(Saved entries)
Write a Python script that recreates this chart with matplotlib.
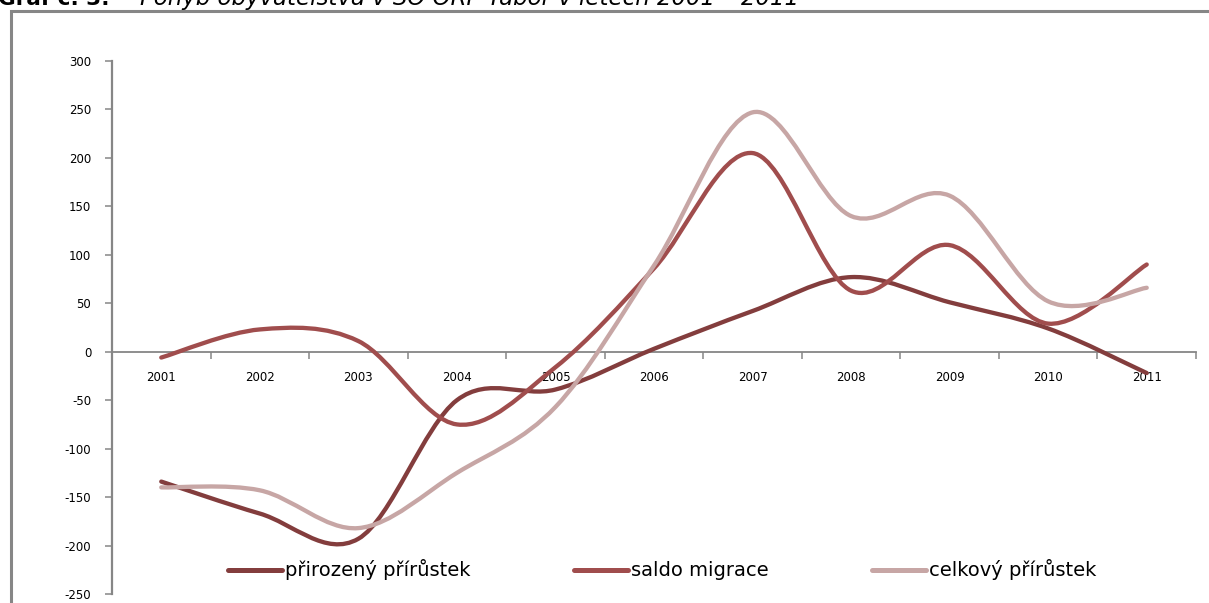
import matplotlib
matplotlib.use("Agg")
import matplotlib.pyplot as plt
from matplotlib.path import Path
from matplotlib.patches import PathPatch, Rectangle
from matplotlib.lines import Line2D
import numpy as np

plt.rcParams["axes.unicode_minus"] = False

years = ["2001", "2002", "2003", "2004", "2005", "2006", "2007", "2008", "2009", "2010", "2011"]
prirozeny = [-134, -167, -193, -50, -39, 3, 42, 77, 51, 24, -22]
saldo = [-6, 23, 11, -75, -16, 86, 205, 63, 110, 29, 90]
celkovy = [-140, -143, -182, -125, -57, 89, 247, 140, 161, 52, 66]

labels = ["přirozený přírůstek", "saldo migrace", "celkový přírůstek"]
colors = ["#833D3D", "#A04D4D", "#C7A6A5"]


def smooth_path(xs, ys):
    # excel-like smoothed line: bezier segments with catmull-rom control points
    pts = np.column_stack([xs, ys]).astype(float)
    n = len(pts)
    verts = [pts[0]]
    codes = [Path.MOVETO]
    for i in range(n - 1):
        p0 = pts[i - 1] if i > 0 else pts[i]
        p1 = pts[i]
        p2 = pts[i + 1]
        p3 = pts[i + 2] if i + 2 < n else pts[i + 1]
        c1 = p1 + (p2 - p0) / 6.0
        c2 = p2 - (p3 - p1) / 6.0
        verts += [c1, c2, p2]
        codes += [Path.CURVE4] * 3
    return Path(verts, codes)


fig = plt.figure(figsize=(12.09, 6.03), dpi=100)
fig.patch.set_facecolor("white")
ax = fig.add_axes([112 / 1209, 1 - 594 / 603, (1196 - 112) / 1209, (594 - 61) / 603])

x = np.arange(len(years))
for vals, c in zip([prirozeny, saldo, celkovy], colors):
    ax.add_patch(PathPatch(smooth_path(x, vals), fill=False, edgecolor=c,
                           lw=3.1, capstyle="round", joinstyle="round", zorder=3))

ax.set_xlim(-0.5, 10.5)
ax.set_ylim(-250, 300)
ax.set_yticks(np.arange(-250, 301, 50))
ax.set_xticks(x)
ax.set_xticklabels(years)
ax.set_xticks(np.arange(-0.5, 11, 1), minor=True)

gray = "#868686"
for s in ["top", "right"]:
    ax.spines[s].set_visible(False)
ax.spines["bottom"].set_position(("data", 0))
ax.spines["bottom"].set_color(gray)
ax.spines["bottom"].set_linewidth(1.3)
ax.spines["left"].set_color(gray)
ax.spines["left"].set_linewidth(1.6)

ax.tick_params(axis="x", which="major", length=0, pad=14, labelsize=8.5)
ax.tick_params(axis="x", which="minor", length=5, width=1.1, color=gray, direction="out")
ax.tick_params(axis="y", length=5, width=1.1, color=gray, direction="out", pad=10, labelsize=8.5)

handles = [Line2D([], [], color=c, lw=3.6, solid_capstyle="round") for c in colors]
fig.legend(handles, labels, loc="center", bbox_to_anchor=(662 / 1209, 1 - 570 / 603),
           ncol=3, frameon=False, fontsize=14, handlelength=2.8, handletextpad=0.15,
           columnspacing=5.3)

# grey frame around the chart area
fig.add_artist(Rectangle((11 / 1209, -0.05), 1.05, 1 - 11 / 603 + 0.05,
                         transform=fig.transFigure, fill=False, edgecolor=gray, lw=2.2))

# caption, cut off by the top edge as in the source
fig.text(-0.002, 1 - 5 / 603, "Graf č. 3:", fontsize=15.5, fontweight="bold", va="baseline")
fig.text(140 / 1209, 1 - 5 / 603, "Pohyb obyvatelstva v SO ORP Tábor v letech 2001 – 2011",
         fontsize=16.5, style="italic", va="baseline")

fig.savefig("out.png", dpi=100)
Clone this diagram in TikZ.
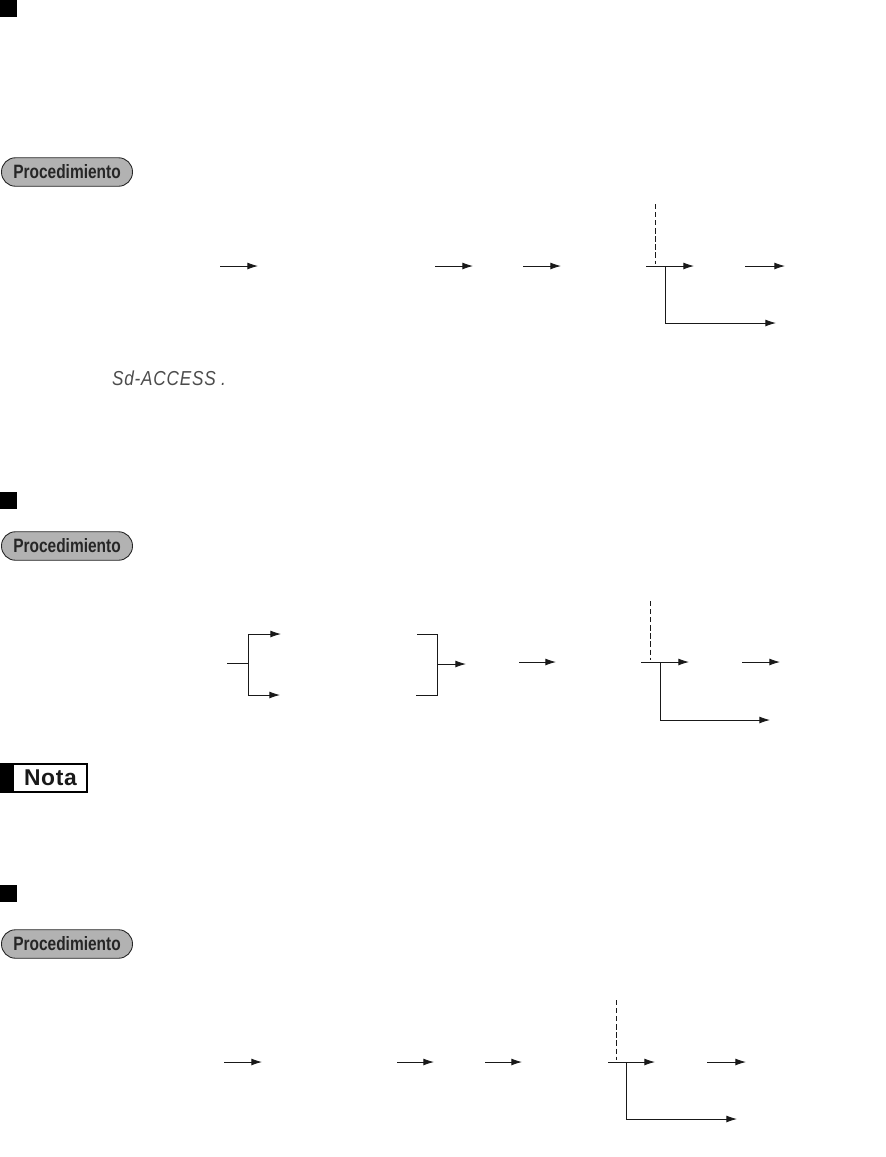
\documentclass[tikz,border=0pt]{standalone}
\usepackage{fontspec}
\usetikzlibrary{arrows.meta}
\newfontfamily\pillfont{Liberation Sans}[FakeStretch=0.8]
\newfontfamily\notafont{Liberation Sans}[LetterSpace=3]
\newfontfamily\lcdfont{Liberation Sans}[FakeStretch=0.85,LetterSpace=4]
\begin{document}
\begin{tikzpicture}[
    x=0.02cm,y=-0.02cm,
    >={Latex[length=6pt,width=3.9pt]},
    arr/.style={->, line width=0.5pt, draw=black!90},
    wire/.style={line width=0.5pt, draw=black!90},
    guide/.style={dashed, dash pattern=on 3pt off 1.6pt, line width=0.5pt, draw=black!90},
    marker/.style={
        fill=black,
        minimum size=0.34cm,
        inner sep=0pt
    },
    pill/.style={
        rounded corners=2.8mm,
        draw=black!85,
        fill=black!30,
        line width=0.5pt,
        minimum width=2.62cm,
        minimum height=0.57cm,
        inner sep=0pt,
        text=black!85,
        font=\pillfont\bfseries\fontsize{11}{13}\selectfont
    }
]
    \useasboundingbox (0,0) rectangle (886,1157);

    % first section
    \node[marker] (mark1) at (8.5,8.5) {};
    \node[pill] (proc1) at (67,172) {Procedimiento};
    \node[font=\lcdfont\itshape\fontsize{11.5}{13}\selectfont, text=black!70] (lcd) at (169,378) {Sd-ACCESS\hspace{3pt}.};

    \coordinate (a1) at (220,266);
    \coordinate (b1) at (258,266);
    \coordinate (c1) at (435,266);
    \coordinate (d1) at (473,266);
    \coordinate (e1) at (523,266);
    \coordinate (f1) at (561,266);
    \coordinate (g1) at (646,266);
    \coordinate (h1) at (694,266);
    \coordinate (i1) at (745,266);
    \coordinate (j1) at (785,266);
    \coordinate (k1) at (665,266);
    \coordinate (l1) at (665,323);
    \coordinate (m1) at (776,323);
    \coordinate (n1) at (655,204);
    \coordinate (o1) at (655,264);

    \draw[arr] (a1) -- (b1);
    \draw[arr] (c1) -- (d1);
    \draw[arr] (e1) -- (f1);
    \draw[arr] (g1) -- (h1);
    \draw[arr] (i1) -- (j1);
    \draw[arr] (k1) -- (l1) -- (m1);
    \draw[guide] (n1) -- (o1);

    % second section
    \node[marker] (mark2) at (8.5,500.5) {};
    \node[pill] (proc2) at (67,546) {Procedimiento};

    \coordinate (a2) at (227,663);
    \coordinate (b2) at (248,663);
    \coordinate (c2) at (248,634);
    \coordinate (d2) at (281,634);
    \coordinate (e2) at (248,695);
    \coordinate (f2) at (280,695);
    \coordinate (g2) at (417,634);
    \coordinate (h2) at (437,634);
    \coordinate (i2) at (437,695);
    \coordinate (j2) at (416,695);
    \coordinate (k2) at (437,664);
    \coordinate (l2) at (466,664);
    \coordinate (m2) at (519,662);
    \coordinate (n2) at (556,662);
    \coordinate (o2) at (641,662);
    \coordinate (p2) at (689,662);
    \coordinate (q2) at (742,662);
    \coordinate (r2) at (780,662);
    \coordinate (s2) at (660,662);
    \coordinate (t2) at (660,720);
    \coordinate (u2) at (770,720);
    \coordinate (v2) at (650,601);
    \coordinate (w2) at (650,660);

    \draw[wire] (a2) -- (b2);
    \draw[arr] (b2) -- (c2) -- (d2);
    \draw[arr] (b2) -- (e2) -- (f2);
    \draw[wire] (g2) -- (h2) -- (i2) -- (j2);
    \draw[arr] (k2) -- (l2);
    \draw[arr] (m2) -- (n2);
    \draw[arr] (o2) -- (p2);
    \draw[arr] (q2) -- (r2);
    \draw[arr] (s2) -- (t2) -- (u2);
    \draw[guide] (v2) -- (w2);

    % note
    \node[draw=black, line width=0.6pt, minimum width=1.72cm, minimum height=0.56cm, inner sep=0pt] (nota) at (44,778) {};
    \node[fill=black, anchor=north west, minimum width=0.26cm, minimum height=0.56cm, inner sep=0pt] (notabar) at (nota.north west) {};
    \node[font=\notafont\bfseries\fontsize{13}{15}\selectfont, text=black!90] (notatext) at (50.5,778) {Nota};

    % third section
    \node[marker] (mark3) at (8.5,893.5) {};
    \node[pill] (proc3) at (67,944) {Procedimiento};

    \coordinate (a3) at (224,1062);
    \coordinate (b3) at (262,1062);
    \coordinate (c3) at (397,1062);
    \coordinate (d3) at (434,1062);
    \coordinate (e3) at (485,1062);
    \coordinate (f3) at (522,1062);
    \coordinate (g3) at (608,1062);
    \coordinate (h3) at (655,1062);
    \coordinate (i3) at (707,1062);
    \coordinate (j3) at (746,1062);
    \coordinate (k3) at (626,1062);
    \coordinate (l3) at (626,1119);
    \coordinate (m3) at (737,1119);
    \coordinate (n3) at (616,1000);
    \coordinate (o3) at (616,1060);

    \draw[arr] (a3) -- (b3);
    \draw[arr] (c3) -- (d3);
    \draw[arr] (e3) -- (f3);
    \draw[arr] (g3) -- (h3);
    \draw[arr] (i3) -- (j3);
    \draw[arr] (k3) -- (l3) -- (m3);
    \draw[guide] (n3) -- (o3);

\end{tikzpicture}
\end{document}
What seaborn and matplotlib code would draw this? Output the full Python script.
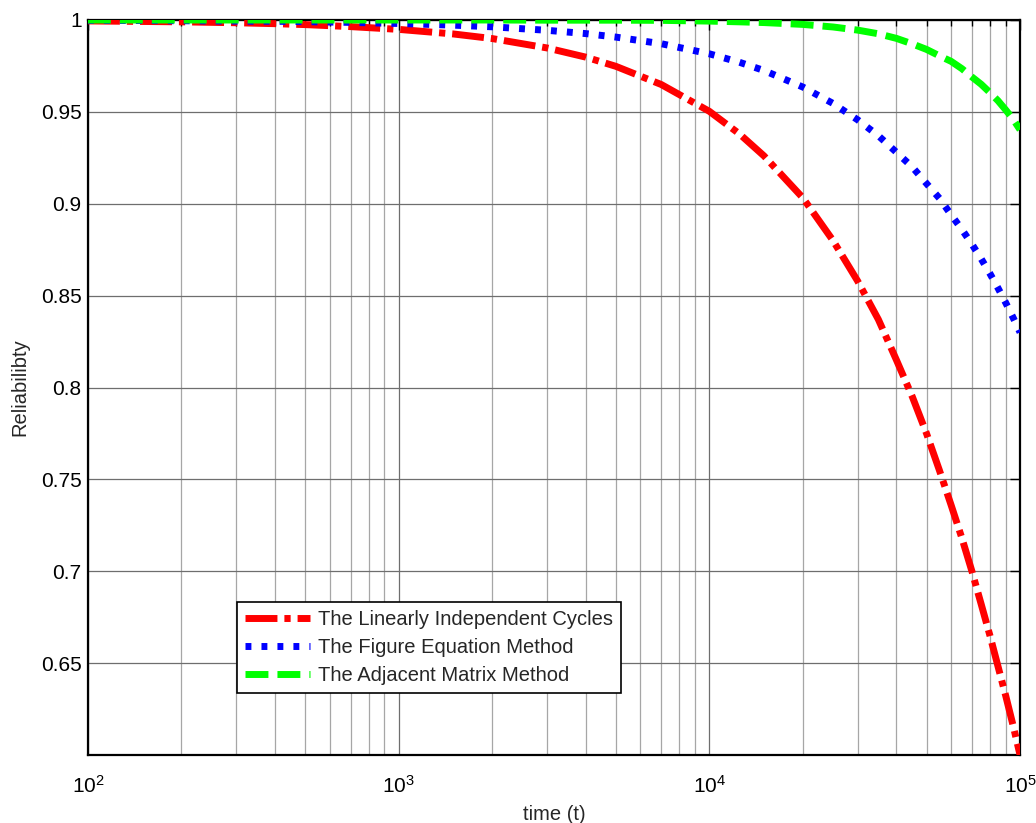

- **SET PROBLEM**
Retype exactly the lines from the one with "Clone this diagram in TikZ." through the one with "(proc2) at (67,546)", both included, and nothing else; leave out the pictures.

- **EXERCISE RESPONSE**
Clone this diagram in TikZ.
\documentclass[tikz,border=0pt]{standalone}
\usepackage{fontspec}
\usetikzlibrary{arrows.meta}
\newfontfamily\pillfont{Liberation Sans}[FakeStretch=0.8]
\newfontfamily\notafont{Liberation Sans}[LetterSpace=3]
\newfontfamily\lcdfont{Liberation Sans}[FakeStretch=0.85,LetterSpace=4]
\begin{document}
\begin{tikzpicture}[
    x=0.02cm,y=-0.02cm,
    >={Latex[length=6pt,width=3.9pt]},
    arr/.style={->, line width=0.5pt, draw=black!90},
    wire/.style={line width=0.5pt, draw=black!90},
    guide/.style={dashed, dash pattern=on 3pt off 1.6pt, line width=0.5pt, draw=black!90},
    marker/.style={
        fill=black,
        minimum size=0.34cm,
        inner sep=0pt
    },
    pill/.style={
        rounded corners=2.8mm,
        draw=black!85,
        fill=black!30,
        line width=0.5pt,
        minimum width=2.62cm,
        minimum height=0.57cm,
        inner sep=0pt,
        text=black!85,
        font=\pillfont\bfseries\fontsize{11}{13}\selectfont
    }
]
    \useasboundingbox (0,0) rectangle (886,1157);

    % first section
    \node[marker] (mark1) at (8.5,8.5) {};
    \node[pill] (proc1) at (67,172) {Procedimiento};
    \node[font=\lcdfont\itshape\fontsize{11.5}{13}\selectfont, text=black!70] (lcd) at (169,378) {Sd-ACCESS\hspace{3pt}.};

    \coordinate (a1) at (220,266);
    \coordinate (b1) at (258,266);
    \coordinate (c1) at (435,266);
    \coordinate (d1) at (473,266);
    \coordinate (e1) at (523,266);
    \coordinate (f1) at (561,266);
    \coordinate (g1) at (646,266);
    \coordinate (h1) at (694,266);
    \coordinate (i1) at (745,266);
    \coordinate (j1) at (785,266);
    \coordinate (k1) at (665,266);
    \coordinate (l1) at (665,323);
    \coordinate (m1) at (776,323);
    \coordinate (n1) at (655,204);
    \coordinate (o1) at (655,264);

    \draw[arr] (a1) -- (b1);
    \draw[arr] (c1) -- (d1);
    \draw[arr] (e1) -- (f1);
    \draw[arr] (g1) -- (h1);
    \draw[arr] (i1) -- (j1);
    \draw[arr] (k1) -- (l1) -- (m1);
    \draw[guide] (n1) -- (o1);

    % second section
    \node[marker] (mark2) at (8.5,500.5) {};
    \node[pill] (proc2) at (67,546) {Procedimiento};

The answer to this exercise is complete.